Formada pela UFRJ e mestranda em direito desportivo pela PUC-SP, Renata foi indicada por representantes de árbitros de futebol para a eleição. Filha do ex-presidente do TJD-RJ José Teixeira, começou na área desportiva em 1999, como auditora de comissão disciplinar de vôlei. Passou por tribunais de atletismo e Futebol 7 até ser convidada, em 2008, como a primeira mulher no TJD-RJ.
— Eu cheguei na primeira sessão e todos me encararam.
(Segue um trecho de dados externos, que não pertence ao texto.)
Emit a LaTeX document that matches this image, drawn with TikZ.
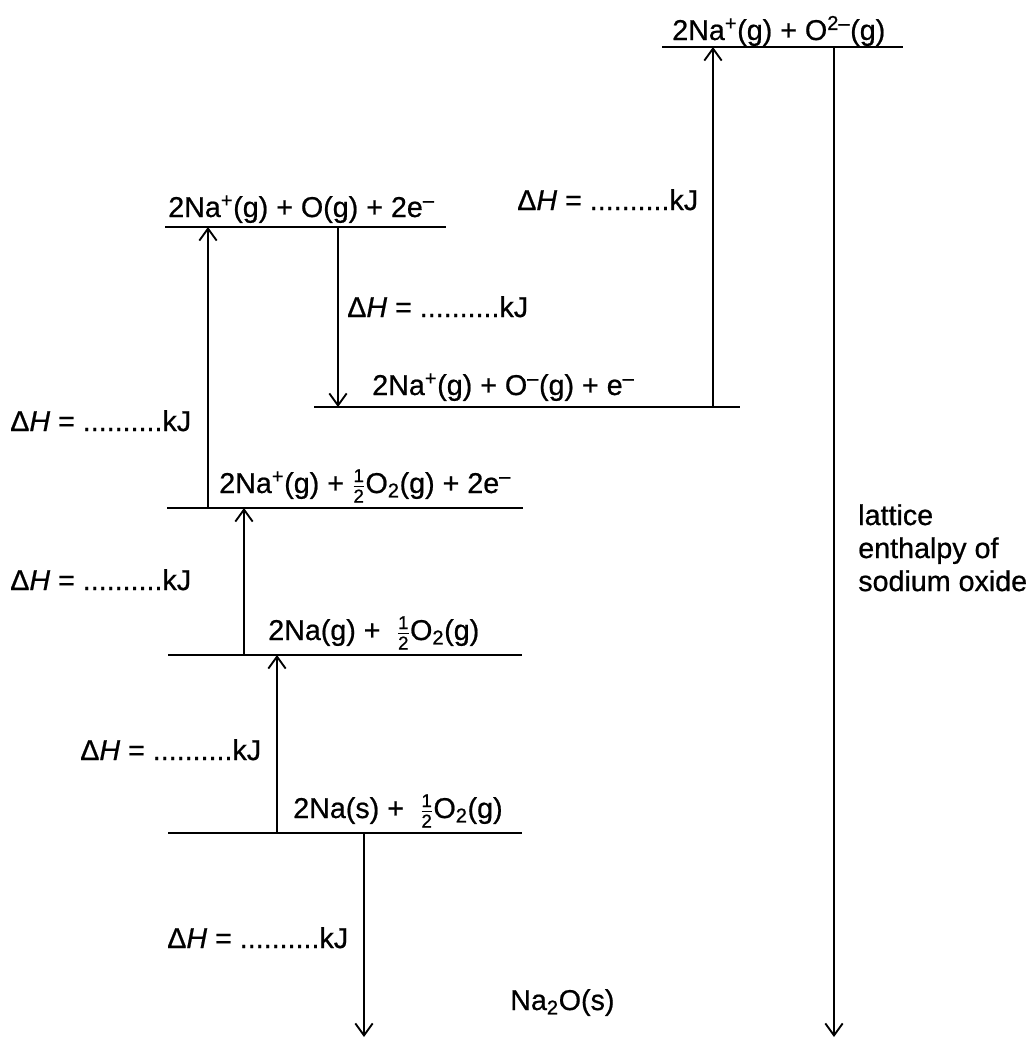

Eles não falaram, mas eu via nos olhares: “O que essa mulher está fazendo aqui?” — lembra. — Ainda existe a ideia de que, para falar sobre direito desportivo, é preciso entender de regras de futebol. Há uma rejeição natural pelas mulheres. Precisamos desmistificar isso. No direito desportivo, você tem que entender do direito desportivo e de regras disciplinares. Não precisa saber o que é escanteio ou quando se marca um pênalti.
Propostas no tribunal
Depois de uma primeira impressão ruim, Renata se sentiu acolhida. Foram três anos como a única auditora mulher, de 2008 a 2011, até ser nomeada presidente de uma comissão. Nesse período conciliava o tempo entre o escritório próprio, dar aulas, cuidar dos filhos, estudar e ainda julgar.
Em 2018, foi chamada para assumir como uma das titulares do Pleno, a primeira mulher a atuar no cargo no país. Dois anos depois, aceitou o desafio e se candidatou à presidência.
— Minha vida mudou completamente. Precisaria de 48 horas para dar conta de tantas coisas. Mas o que importa é conseguir implementar minhas duas propostas: uma justiça desportiva única e cada modalidade ter um código próprio.
Na primeira, Renata se baseia em uma simples questão: o futebol tem estrutura e dinheiro, diferentemente das demais modalidades.
— Se uníssemos forças, com todas as entidades e clubes ajudando a subsidiar um tribunal único, já que ambos indicam os auditores ao TJD, a situação seria quase igualitária. Hoje, há julgamentos feitos em microssalas, até mesmo emprestadas, porque quase todas as modalidades não têm recursos para uma sede própria — afirma.
— Sobre um código desportivo próprio, o atual é baseado no futebol, mas cada modalidade deveria ser diferente. No futebol, o jogador recebe uma pena por dar um carrinho, mas você não tem isso no atletismo, vôlei ou natação.
Suas ideias são vistas com bons olhos, e a presidente do TJD-RJ já sente a disposição dos auditores em colaborar. Mudanças já aconteceram na sua gestão: há mulheres em todas as oito comissões, além de duas no pleno — ela e a auditora Joana Prado. O mesmo não ocorre no Supremo Tribunal de Justiça Desportiva (STJD), que ela critica :
—Fizeram uma comissão só de mulheres e acham emblemático. Mas elas só julgam o futebol feminino. É o mesmo que dizer que ‘não queremos vocês aqui no masculino’ — comenta.
Vaidosa e católica
Renata é vaidosa. As unhas são pintadas em cor nude, prefere maquiagem leve, usa um anel em cada mão e nunca tira o crucifixo, um pingente com a letra R e o símbolo do infinito do pescoço. Católica, vai quase todos os domingos à Igreja Imaculada Conceição, no Recreio. No escritório, uma cruz de pedrinhas e um Menino Jesus de Praga dividem espaço com corujas e bruxinhas.
Separada após 16 anos com o ex-marido, Renata Mansur está solteira. Fez promessa para que a filha passasse na universidade e se define como uma pessoa destemida e corajosa — características que a acompanham na vida profissional e necessárias para combater um meio ainda marcado pelo machismo.
— Escuto os homens dizerem que o futebol feminino é feio, chato e não é bacana de assistir. “Ah, são mulheres jogando”. Ainda há muito preconceito.
Renata sabe que, nos próximos dois anos, muito trabalho precisa ser feito no TJD-RJ, mas o pontapé inicial para a mudança já foi dado — e de salto agulha.